Ontem eu e minha mãe cozinhamos juntas pela primeira vez desde a minha adolescência. Ela veio me visitar em São Paulo com a desculpa de comemorarmos meu aniversário, embora eu saiba (e concorde) que a atração principal aqui de casa é meu filho. Foi gostoso cabular o trabalho para passar um tempo com ela e o pequeno, com direito a fornadas de bolinhos de polvilho saindo no meio da tarde.
Para minha mãe, esses bolinhos lembram infância. Mais especificamente, as férias que ela passava em Lages (SC) na fazenda de meus tios-avós – na minha memória, um lugar quase mítico, aonde eu nunca fui, mas que imagino em detalhes pelas histórias que sempre ouvi.
Na casa da tia Vera e do tio Afonso, toda tarde se espalhava pelo ar o cheiro dos bolinhos de polvilho que seriam servidos logo mais, acompanhados de manteiga, queijo e geleia. A receita levava a coalhada escorrida produzida ali mesmo, que descansava em bacias na cozinha e era consumida também pura, feito iogurte, no café da manhã.
Difícil competir com a coalhada azedinha e gelatinosa das vacas da fazenda. Nos arredores do meu prédio, não encontramos coalhada nenhuma e partimos para o plano B, que é usar ricota. Fizemos uma rodada e achamos meio insossa. Seguimos então instruções adicionais dadas por telefone por outra tia-avó, Myriam, que, aos 92 anos, mora sozinha em Florianópolis, continua cozinhando e adora discutir peculiaridades de diversas versões de receitas.

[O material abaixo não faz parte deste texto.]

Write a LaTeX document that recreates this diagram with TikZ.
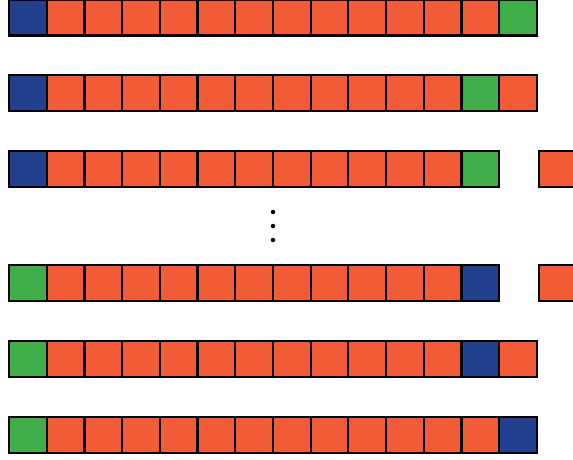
\documentclass[tikz,border=0pt]{standalone}
\definecolor{cb}{RGB}{35,64,143}
\definecolor{co}{RGB}{241,91,54}
\definecolor{cg}{RGB}{64,174,73}
\begin{document}
\begin{tikzpicture}[x=1pt,y=-1pt,
  cell/.style={draw=black, line width=2.2pt, minimum width=37.7pt, minimum height=36pt, inner sep=0pt, outer sep=0pt},
  dotmark/.style={circle, fill=black, inner sep=0pt, minimum size=4.5pt}]
\useasboundingbox (0,0) rectangle (573,459);
\clip (0,0) rectangle (573,459);
% row 1
\foreach \c [count=\i from 0] in {cb,co,co,co,co,co,co,co,co,co,co,co,co,cg}
  \node[cell, fill=\c] (ra\i) at (27.85+\i*37.7, 17.5) {};
% row 2
\foreach \c [count=\i from 0] in {cb,co,co,co,co,co,co,co,co,co,co,co,cg,co}
  \node[cell, fill=\c] (rb\i) at (27.85+\i*37.7, 93) {};
% row 3
\foreach \c [count=\i from 0] in {cb,co,co,co,co,co,co,co,co,co,co,co,cg}
  \node[cell, fill=\c] (rc\i) at (27.85+\i*37.7, 169) {};
\node[cell, fill=co] (rc14) at (27.85+14*37.7+2, 169) {};
% dots
\node[dotmark] (d1) at (273,212) {};
\node[dotmark] (d2) at (273,226) {};
\node[dotmark] (d3) at (273,240) {};
% row 4
\foreach \c [count=\i from 0] in {cg,co,co,co,co,co,co,co,co,co,co,co,cb}
  \node[cell, fill=\c] (rd\i) at (27.85+\i*37.7, 283) {};
\node[cell, fill=co] (rd14) at (27.85+14*37.7+2, 283) {};
% row 5
\foreach \c [count=\i from 0] in {cg,co,co,co,co,co,co,co,co,co,co,co,cb,co}
  \node[cell, fill=\c] (re\i) at (27.85+\i*37.7, 359) {};
% row 6
\foreach \c [count=\i from 0] in {cg,co,co,co,co,co,co,co,co,co,co,co,co,cb}
  \node[cell, fill=\c] (rf\i) at (27.85+\i*37.7, 435) {};
\end{tikzpicture}
\end{document}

Com mais manteiga e sal, os bolinhos da segunda fornada ficaram bem mais saborosos (que surpresa, né?), apesar de minha mãe ainda notar uma certa falta de acidez na massa. Em lanche da tarde, são uma boa base para passar manteiga ou geleia – testei com uma orgânica de figo ótima, da marca Novo Citrus, e com o docinho de abacaxi que eu resolvi usar feito geleia.
Se você pretende testar a receita, sugiro prestar atenção nas dicas da tia Myriam:
– A quantidade de manteiga sugerida é mesmo só uma sugestão. Como o teor de gordura e água na coalhada e na ricota variam, essas proporções precisam ser ajustadas. Se usar ricota, provavelmente você precisará usar mais manteiga (na segunda fornada, eu usei o dobro da sugestão da receita) e talvez leite.
– A massa tem que estar úmida o suficiente para não ficar quebradiça ao ser moldada, mas também não pode ser molenga. (Eu achei a textura parecida com a de massinha de brinquedo).
– Nenhum médico vai concordar com isso, mas capriche no sal. Aos poucos: vá testando a massa crua. Deve estar salgadinha.
– Deixe os bolinhos crescerem e dourarem um pouco.
– É normal (e charmoso) que, ao assar, eles ganhem rachaduras na superfície. Mas, se racharem demais, faltou manteiga.
– Essa dica é minha: não esqueça o avental e evite roupas escuras ao misturar os ingredientes. O polvilho cria uma névoa branca que salpica até a calça.
Ingredientes
300 gramas de coalhada escorrida (ou ricota)
2 ou 3 ovos (dependendo do tamanho)
2 colheres de manteiga (ler dicas acima)
1/2 colher de sopa de sal (ler dicas acima)
1/2 quilo de polvilho azedo
leite (se necessário)
Erva-doce (opcional. Eu fiz sem)
Modo de preparo
(Já segue @ocadernodereceitas no Instagram? Lá eu postei um vídeo do passo a passo desta receita)
Em uma tigela, misturamos os ingredientes, juntando o polvilho aos poucos. Como a massa estava esfarelando, acrescentamos um pouco de leite (na segunda fornada, colocamos também mais manteiga e sal). Eu e minha mãe nos revezamos para sovar bem a massa (ela me mostrou como fazer isso usando a almofada da base da mão).
Com a massa sovada, fizemos cobrinhas curvadas como um S com cerca de 4 cm de comprimento. Colocamos em uma assadeira untada, deixando espaço para os bolinhos crescerem. Eles ficaram prontos em pouco mais de 20 minutos.
As duas fornadas renderam uns 30 bolinhos. Um terço da massa sobrou, e a congelei para assar mais tarde (a graça desses bolinhos é comê-los assim que saem do forno).